Hans earned a doctorate in law, and worked at the Hamburg Senate for a short time. In 1929, he started working at the Reich Ministry of Justice, as a personal consultant to several justice ministers. In 1934, his title of prosecutor was changed to Regierungsrat (government adviser). Because of his important position, he made the acquaintance of several high-ranking Nazi goons, including Hitler himself, and had access to the most secret documents of the justice ministry.
Following the infamous Night of the Long Knives in 1934, Hans began seeking out people in the Resistance. He made records of all these crimes being committed by the state, so he’d have evidence after the Third Reich went down in flames. His criticism of Nazi racial politics became known in 1938, and he was transferred to the Reichsgericht in Leipzig as an advisor.
Shortly before the outbreak of war, Hans became a member of the secret Abwehr espionage and resistance group. In 1942, he helped two Jewish Berliner lawyers, Friedrich Arnold and Julius Fliess, to flee with their families into Switzerland, disguised as Abwehr agents. In total, 13 people were able to escape Germany thanks to Hans’s phony papers. Hans went to Switzerland himself to make sure they’d be admitted, and that they’d have enough money to support themselves.

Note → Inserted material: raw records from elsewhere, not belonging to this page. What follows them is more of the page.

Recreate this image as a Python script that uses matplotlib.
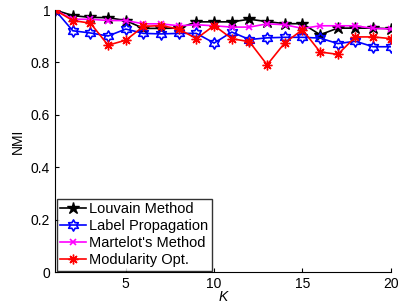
import numpy as np
import matplotlib
matplotlib.use("Agg")
import matplotlib.pyplot as plt
from matplotlib.path import Path

plt.rcParams['font.family'] = ['Liberation Sans', 'DejaVu Sans']

K = list(range(1, 21))
louvain = [1.0, 0.979, 0.972, 0.971, 0.96, 0.93, 0.93, 0.931, 0.955, 0.955,
           0.955, 0.965, 0.956, 0.948, 0.948, 0.906, 0.931, 0.931, 0.931, 0.929]
label_prop = [1.0, 0.921, 0.9125, 0.901, 0.9275, 0.911, 0.909, 0.911, 0.911, 0.874,
              0.916, 0.8875, 0.894, 0.896, 0.896, 0.893, 0.872, 0.881, 0.86, 0.86]
martelot = [1.0, 0.965, 0.965, 0.96, 0.96, 0.9475, 0.9475, 0.94, 0.944, 0.94,
            0.935, 0.935, 0.9475, 0.944, 0.93, 0.94, 0.94, 0.94, 0.93, 0.928]
modularity = [1.0, 0.96, 0.95, 0.866, 0.885, 0.9375, 0.941, 0.9275, 0.891, 0.941,
              0.891, 0.879, 0.791, 0.875, 0.925, 0.84, 0.831, 0.8975, 0.8975, 0.891]
series_names = ["Louvain Method", "Label Propagation", "Martelot's Method", "Modularity Opt."]
yticks = [0, 0.2, 0.4, 0.6, 0.8, 1]
ytick_labels = ["0", "0.2", "0.4", "0.6", "0.8", "1"]
xticks = [5, 10, 15, 20]

# hexagram marker path
ang_out = np.deg2rad(90 + np.arange(6) * 60)
ang_in = np.deg2rad(120 + np.arange(6) * 60)
r_in = 1 / np.sqrt(3)
verts = []
for i in range(6):
    verts.append((np.cos(ang_out[i]), np.sin(ang_out[i])))
    verts.append((r_in * np.cos(ang_in[i]), r_in * np.sin(ang_in[i])))
verts.append(verts[0])
codes = [Path.MOVETO] + [Path.LINETO] * 11 + [Path.CLOSEPOLY]
hexagram = Path(verts, codes)

fig = plt.figure(figsize=(4.05, 3.05), dpi=100)
ax = fig.add_axes([0.136, 0.108, 0.829, 0.859])

ax.plot(K, louvain, color='black', lw=1.2, marker='*', ms=9, mfc='black', mec='black',
        label=series_names[0])
ax.plot(K, label_prop, color='#0000ff', lw=1.2, marker=hexagram, ms=8, mfc='none', mec='#0000ff',
        mew=1.2, label=series_names[1])
ax.plot(K, martelot, color='#ff00ff', lw=1.2, marker='x', ms=5, mew=1.2,
        label=series_names[2])
ax.plot(K, modularity, color='#ff0000', lw=1.2, marker=(8, 2, 0), ms=7, mew=1.0,
        label=series_names[3])

ax.set_xlim(1, 20)
ax.set_ylim(0, 1)
ax.set_xticks(xticks)
ax.set_yticks(yticks)
ax.set_yticklabels(ytick_labels)
ax.tick_params(direction='in', labelsize=10, length=3, width=0.8)
ax.spines['top'].set_visible(False)
ax.spines['right'].set_visible(False)
ax.set_xlabel('K', style='italic', fontsize=10, labelpad=-1)
ax.set_ylabel('NMI', fontsize=10, labelpad=4)

leg = ax.legend(loc='lower left', fontsize=10.5, frameon=True, fancybox=False,
                borderpad=0.25, handlelength=1.8, handletextpad=0.2, labelspacing=0.2,
                borderaxespad=0.1)
leg.get_frame().set_edgecolor('black')
leg.get_frame().set_linewidth(1.0)

fig.savefig('out.png', dpi=100)
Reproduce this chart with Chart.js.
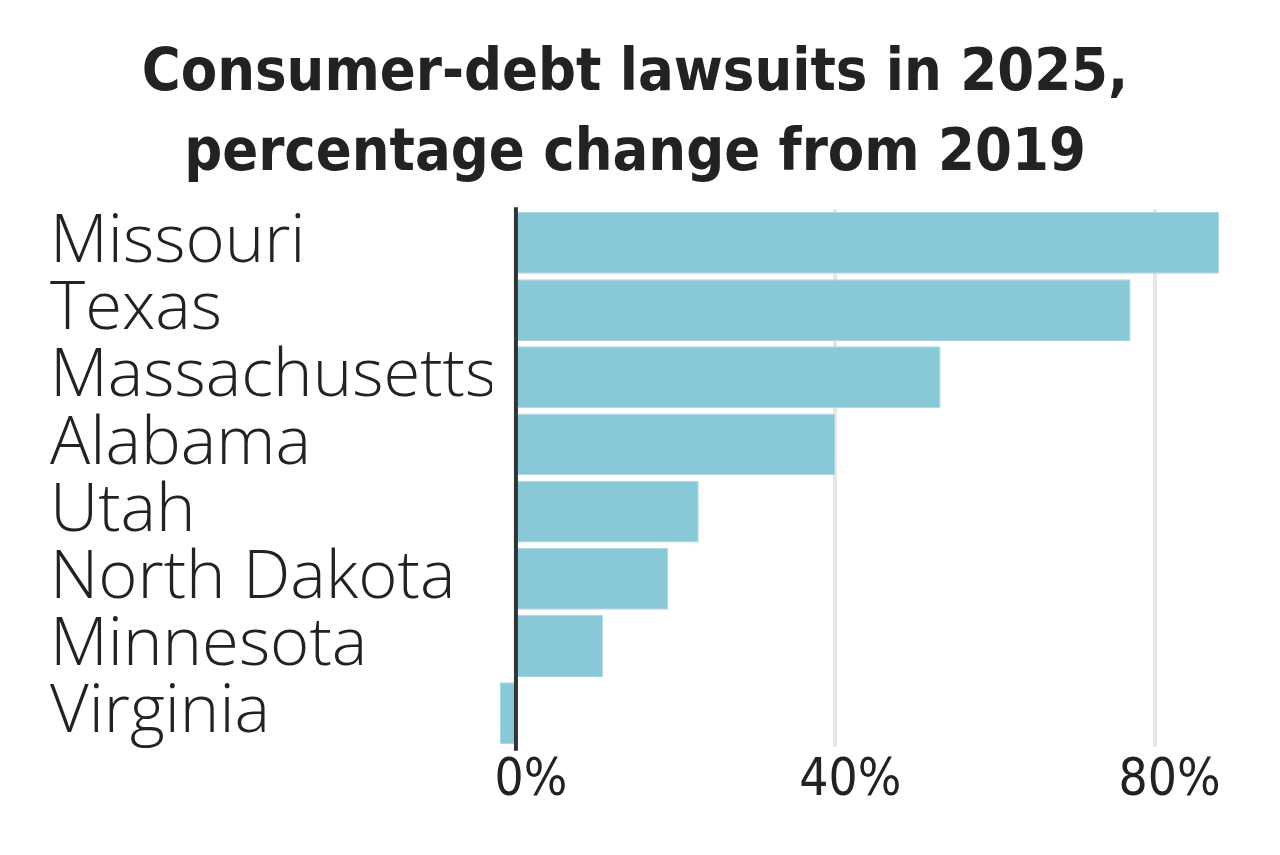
<!DOCTYPE html>
<html>
<head>
<meta charset="utf-8">
<title>Consumer-debt lawsuits</title>
<script src="https://cdn.jsdelivr.net/npm/chart.js@4.4.1/dist/chart.umd.min.js"></script>
<style>
  html, body { margin: 0; padding: 0; background: #ffffff; }
  #chart-wrap { width: 1280px; height: 855px; }
</style>
</head>
<body>
<div id="chart-wrap"><canvas id="lawsuit-chart" width="1280" height="855"></canvas></div>
<script>
// Data
const states = ['Missouri', 'Texas', 'Massachusetts', 'Alabama', 'Utah', 'North Dakota', 'Minnesota', 'Virginia'];
const pctChange = [88.1, 77.0, 53.2, 40.0, 22.9, 19.1, 10.9, -2.0];
const xTicks = [0, 40, 80];
const titleLines = ['Consumer-debt lawsuits in 2025,', 'percentage change from 2019'];

const narrowFont = "'Liberation Sans Narrow', 'DejaVu Sans Condensed', sans-serif";
const labelFont = "'Open Sans', 'Noto Sans', sans-serif";

// draws the dark 0% line on top of the bars
const zeroLine = {
  id: 'zeroLine',
  afterDatasetsDraw(chart) {
    const { ctx, chartArea, scales } = chart;
    const x = scales.x.getPixelForValue(0);
    ctx.save();
    ctx.strokeStyle = '#333333';
    ctx.lineWidth = 4;
    ctx.beginPath();
    ctx.moveTo(x, chartArea.top - 2);
    ctx.lineTo(x, chartArea.bottom + 4);
    ctx.stroke();
    ctx.restore();
  }
};

function initChart() {
  const ctx = document.getElementById('lawsuit-chart').getContext('2d');

  new Chart(ctx, {
    type: 'bar',
    data: {
      labels: states,
      datasets: [{
        data: pctChange,
        backgroundColor: '#89c8d7',
        borderColor: '#a9d8e3',
        borderWidth: 1,
        barPercentage: 0.92,
        categoryPercentage: 1
      }]
    },
    options: {
      indexAxis: 'y',
      responsive: false,
      animation: false,
      layout: {
        padding: { left: 50, right: 60, top: 0, bottom: 39 }
      },
      plugins: {
        legend: { display: false },
        tooltip: { enabled: false },
        title: {
          display: true,
          text: titleLines,
          color: '#222222',
          font: { family: narrowFont, size: 59, weight: 'bold', lineHeight: 1.35 },
          padding: { top: 35, bottom: 15 }
        }
      },
      scales: {
        x: {
          type: 'linear',
          min: -3,
          max: 88.2,
          afterBuildTicks: (scale) => {
            scale.ticks = xTicks.map(v => ({ value: v }));
          },
          border: { display: false },
          grid: {
            drawTicks: false,
            lineWidth: 4,
            color: (c) => c.tick && c.tick.value === 0 ? 'rgba(0,0,0,0)' : '#e6e6e6'
          },
          ticks: {
            padding: 4,
            labelOffset: 15,
            color: '#222222',
            font: { family: narrowFont, size: 51 },
            callback: (v) => v + '%'
          }
        },
        y: {
          border: { display: false },
          grid: { display: false, drawTicks: false },
          afterFit: (scale) => { scale.width = 442; },
          ticks: {
            autoSkip: false,
            crossAlign: 'far',
            padding: 0,
            color: '#222222',
            font: { family: labelFont, size: 67, weight: 300 }
          }
        }
      }
    },
    plugins: [zeroLine]
  });
}

document.addEventListener('DOMContentLoaded', () => {
  initChart();
});
</script>
</body>
</html>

In late February 1943, Hans got involved with an attempted assassination and coup d’état plot against Hitler. He was the one who carried the smuggled bomb onto Hitler’s plane in Smolensk, but it sadly failed to go off. On 5 April 1943, he was arrested at his office, on charges of alleged breach of foreign currency violations (relating to the money he’d transferred to a Swiss bank for the people he’d saved). His wife and brother-in-law Dietrich were also arrested, but his wife was released after a week.
In 1944, Hans was sent to Sachsenhausen after it was discovered he’d been involved in the failed 20 July Plot of that year. The Gestapo also discovered some of the documents he’d saved, and decided Hans was “the spiritual head of the conspiracy against Hitler.” He was condemned to death on 6 April 1945, on Hitler’s orders. Two or three days later, he was hanged with piano wire.
On 23 October 2003, Hans was honored as Righteous Among the Nations.